MPR uses the Glicko algorithm that starts every player at 1500, and increases their rating as they win more, or decreased it as they lose more. A Ratings Deviation (RD) specifies the presumed accuracy of the rating, and can range between 125 (not accurate at all) and 30 (as accurate as the algorithm expects to be).

The MPR Lower Bound (MPLB) is computed as a player's rating minus 2x the lower bound. Thus the lower bound for a new player starts at 1500-250 = 1250. For a player with a rating of 1550, and RD of 30, their lower bound would be 1550-2*30 = 1490. It is this lower bound that is used in the computation of IPR.

MNP retrieves the data from both IFPA and MPR multiple times per season. Usually once the week before season starts, at the midpoint of the regular season, and prior to playoffs starting. Different update times are possible, and usually announced by the General Commission in the MNP Captains Group at least one week prior. When MNP retrieves the data, it produces a current list of all roster players and anyone who has subbed either the prior or current season. For each player, it computes an IPR. Once that is done, the IPR for the player is frozen until the next data retrieval update, even if the player's MPLB or IFPA changes shortly after the update. For players new to MNP, the MNP Search Engine will retrieve that player's IFPA and MPR data on first search, and save it to a local database for use until the next IPR update.
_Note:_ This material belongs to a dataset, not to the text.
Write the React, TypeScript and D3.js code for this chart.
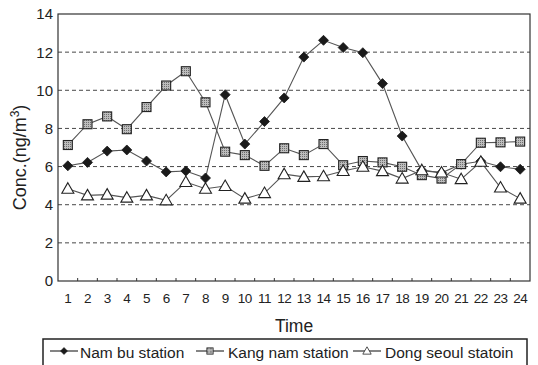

Analytically, it's been determined that the distribution of MPLB across the entire league is appromixately a Log-Normal distribution, as illustrated below. The IPR itself is a value between 1 and 6, as illustrated in the following diagram, that maps that distribution such that the lowest 30% of players have an IPR=1, the next 20% have an IPR=2. IPRs 3, 4, and 5 are 15% each, then finally an IPR=6 is the top 5% of the players in the league. Thus IPR 1 and 2 are below the rating of the median player, and IPRs 3 through 6 are above the median.
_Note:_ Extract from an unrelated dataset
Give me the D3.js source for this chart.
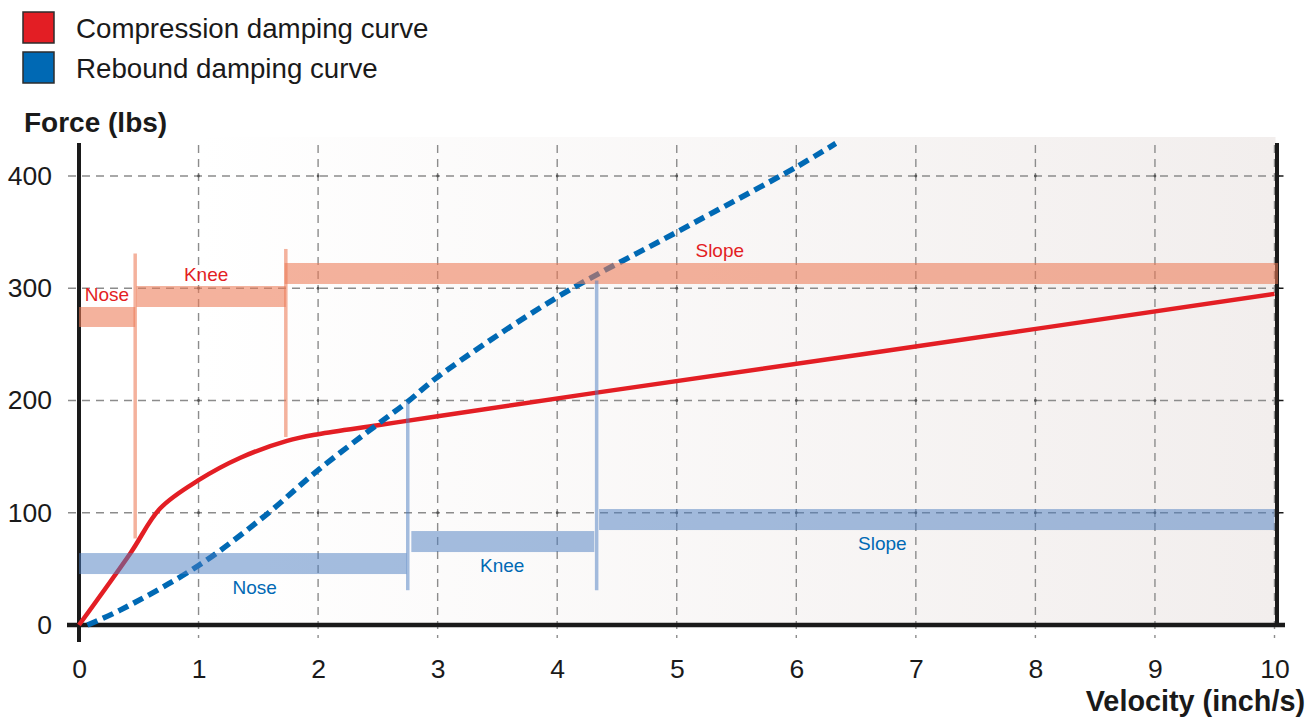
<!DOCTYPE html>
<html>
<head>
<meta charset="utf-8">
<script src="https://cdn.jsdelivr.net/npm/d3@7"></script>
<style>
  html, body { margin: 0; padding: 0; background: #ffffff; }
  svg { display: block; font-family: "Liberation Sans", Arial, sans-serif; }
</style>
</head>
<body>
<svg id="chart" width="1309" height="717"></svg>
<script>
// ---------------- DATA ----------------
const seriesNames = ["Compression damping curve", "Rebound damping curve"];
const xTicks = [0, 1, 2, 3, 4, 5, 6, 7, 8, 9, 10];
const yTicks = [0, 100, 200, 300, 400];

// compression damping curve (velocity inch/s, force lbs)
const compressionV = [0, 0.43, 0.68, 1.0, 1.35, 1.74, 2.0, 2.5, 3.0, 4.33, 6.54, 10];
const compressionF = [0, 64, 104, 129, 149, 164, 170, 178, 186, 207, 241, 295];

// rebound damping curve
const reboundV = [0.07, 0.34, 1.0, 1.54, 2.0, 2.5, 2.75, 3.0, 4.0, 5.0, 6.0, 6.33];
const reboundF = [0, 13, 53, 96, 138, 179, 199, 221, 292, 350, 408, 429];

// adjustment range bands: [v0, v1, fLow, fHigh, labelV]
const bandNames = ["Nose", "Knee", "Slope"];
const compressionBands = [
  [0.0, 0.47, 265.5, 283.3, 0.234],
  [0.48, 1.73, 283.3, 302.0, 1.063],
  [1.72, 10.03, 303.8, 322.5, 5.36]
];
const reboundBands = [
  [0.0, 2.74, 45.4, 64.1, 1.47],
  [2.78, 4.31, 65.0, 83.7, 3.54],
  [4.35, 10.0, 84.6, 103.3, 6.72]
];
// separators: [v, fLow, fHigh]
const compressionSeps = [[0.47, 77, 331], [1.73, 167.5, 335]];
const reboundSeps = [[2.75, 31, 199], [4.33, 31, 307]];

// ---------------- CHART ----------------
const svg = d3.select("#chart");
const x = d3.scaleLinear().domain([0, 10]).range([79, 1274.5]);
const y = d3.scaleLinear().domain([0, 400]).range([625, 176]);

const RED = "#e31e24", BLUE = "#0069b4";
const FONT = "'Liberation Sans', Arial, sans-serif";

// background gradient
const defs = svg.append("defs");
const grad = defs.append("linearGradient").attr("id", "bg").attr("x1", "0").attr("x2", "1").attr("y1", "0").attr("y2", "0");
grad.append("stop").attr("offset", "0").attr("stop-color", "#ffffff");
grad.append("stop").attr("offset", "0.1").attr("stop-color", "#ffffff");
grad.append("stop").attr("offset", "1").attr("stop-color", "#f2eeed");
svg.append("rect")
  .attr("x", x(0)).attr("y", 137)
  .attr("width", x(10) - x(0) + 1).attr("height", y(0) - 137)
  .attr("fill", "url(#bg)");

// grid
const grid = svg.append("g").attr("stroke", "#8c8c8c").attr("stroke-width", 1.4).attr("stroke-dasharray", "8,6");
grid.selectAll("line.v").data(xTicks.filter(d => d > 0)).join("line")
  .attr("x1", d => x(d)).attr("x2", d => x(d))
  .attr("y1", 145).attr("y2", 638);
grid.selectAll("line.h").data(yTicks.filter(d => d > 0)).join("line")
  .attr("x1", 68).attr("x2", 1283)
  .attr("y1", d => y(d)).attr("y2", d => y(d));

// intersection dots
const dots = [];
xTicks.filter(d => d > 0 && d < 10).forEach(a => yTicks.filter(b => b > 0).forEach(b => dots.push([a, b])));
svg.append("g").selectAll("circle").data(dots).join("circle")
  .attr("cx", d => x(d[0])).attr("cy", d => y(d[1])).attr("r", 1.4).attr("fill", "#555");

// axes lines
const axes = svg.append("g").attr("stroke", "#1a1a1a");
axes.append("line").attr("x1", x(0)).attr("x2", x(0)).attr("y1", 143).attr("y2", 642).attr("stroke-width", 4);
axes.append("line").attr("x1", 67).attr("x2", 1285).attr("y1", y(0)).attr("y2", y(0)).attr("stroke-width", 4.5);
axes.append("line").attr("x1", x(10) + 2.5).attr("x2", x(10) + 2.5).attr("y1", 143).attr("y2", y(0)).attr("stroke-width", 4);
axes.selectAll("line.rt").data(yTicks.filter(d => d > 0)).join("line")
  .attr("x1", x(10) + 3).attr("x2", x(10) + 9)
  .attr("y1", d => y(d)).attr("y2", d => y(d)).attr("stroke-width", 1.5);

// tick labels via d3 axes
const xAxis = svg.append("g").attr("transform", `translate(0,${y(0)})`)
  .call(d3.axisBottom(x).tickValues(xTicks).tickSize(0).tickPadding(34.5).tickFormat(d3.format("d")));
const yAxis = svg.append("g").attr("transform", `translate(${x(0)},0)`)
  .call(d3.axisLeft(y).tickValues(yTicks).tickSize(0).tickPadding(27).tickFormat(d3.format("d")));
[xAxis, yAxis].forEach(g => {
  g.select(".domain").remove();
  g.selectAll("text").attr("font-family", FONT).attr("font-size", 26.5).attr("fill", "#1a1a1a");
});

// curves
const line = d3.line().x(d => x(d[0])).y(d => y(d[1])).curve(d3.curveCatmullRom.alpha(0.5));
svg.append("path")
  .datum(compressionV.map((v, i) => [v, compressionF[i]]))
  .attr("d", line).attr("fill", "none").attr("stroke", RED).attr("stroke-width", 4.5)
  .attr("stroke-linejoin", "round");
svg.append("path")
  .datum(reboundV.map((v, i) => [v, reboundF[i]]))
  .attr("d", line).attr("fill", "none").attr("stroke", BLUE).attr("stroke-width", 5.5)
  .attr("stroke-dasharray", "11,6");

// bands
function drawBands(bands, seps, color, opacity, labelColor, above) {
  const g = svg.append("g");
  g.selectAll("rect").data(bands).join("rect")
    .attr("x", d => x(d[0])).attr("width", d => x(d[1]) - x(d[0]))
    .attr("y", d => y(d[3])).attr("height", d => y(d[2]) - y(d[3]))
    .attr("fill", color).attr("fill-opacity", opacity);
  g.selectAll("line").data(seps).join("line")
    .attr("x1", d => x(d[0])).attr("x2", d => x(d[0]))
    .attr("y1", d => y(d[1])).attr("y2", d => y(d[2]))
    .attr("stroke", color).attr("stroke-opacity", opacity).attr("stroke-width", 3.5);
  g.selectAll("text").data(bands).join("text")
    .attr("x", d => x(d[4]))
    .attr("y", d => above ? y(d[3]) - 5.5 : y(d[2]) + 20)
    .attr("text-anchor", "middle")
    .attr("font-family", FONT).attr("font-size", 19)
    .attr("fill", labelColor)
    .text((d, i) => bandNames[i]);
}
drawBands(compressionBands, compressionSeps, "#ec7a56", 0.58, RED, true);
drawBands(reboundBands, reboundSeps, "#4a7cbf", 0.5, BLUE, false);

// legend
const legend = svg.append("g");
const legendColors = [RED, BLUE];
legend.selectAll("rect").data(seriesNames).join("rect")
  .attr("x", 23).attr("y", (d, i) => 12 + i * 40).attr("width", 31).attr("height", 31)
  .attr("fill", (d, i) => legendColors[i]).attr("stroke", "#2d2d2d").attr("stroke-width", 1.5);
legend.selectAll("text").data(seriesNames).join("text")
  .attr("x", 76).attr("y", (d, i) => 38 + i * 40)
  .attr("font-family", FONT).attr("font-size", 27.7).attr("fill", "#1a1a1a")
  .text(d => d);

// axis titles
svg.append("text").attr("x", 24).attr("y", 131.5)
  .attr("font-family", FONT).attr("font-size", 28).attr("font-weight", "bold").attr("fill", "#1a1a1a")
  .text("Force (lbs)");
svg.append("text").attr("x", 1305).attr("y", 711).attr("text-anchor", "end")
  .attr("font-family", FONT).attr("font-size", 28.8).attr("font-weight", "bold").attr("fill", "#1a1a1a")
  .text("Velocity (inch/s)");
</script>
</body>
</html>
The MPLB is the primary assignment of IPR. However, if a player's IFPA ranking maps to a higher IPR value, then that higher value will be assigned to the player. The use of IFPA ranking is because most major tournaments, including NWPC, NWPAS, Pinburgh, and tournaments in other cities do not currently have their data submitted to MPR. Rather, MPR data primarily consists of the many local weekly and monthly tournaments in the Seattle area. The continued use of IFPA ranking data in this way ensures that a player who typically only plays in the larger IFPA-ranked tournaments, and has demonstrated a high level of performance those tournaments, will still be assigned an appropriate IPR, and won't show up as a 1 or 2 and appearing as a novice due to lack of MPR data. For the majority of players who play locally more than they play in the major tournaments, the MPR will be more accurate, and thus that will tend to provide the basis for the IPR.

The currently active MNP roster players across the league are used as the statistically representative sample to dynamically produce the MPLB thresholds. Any other player is then mapped to an IPR using those thresholds. The exact thresholds being used at any given time are shown at the base of the MNP Player Lookup.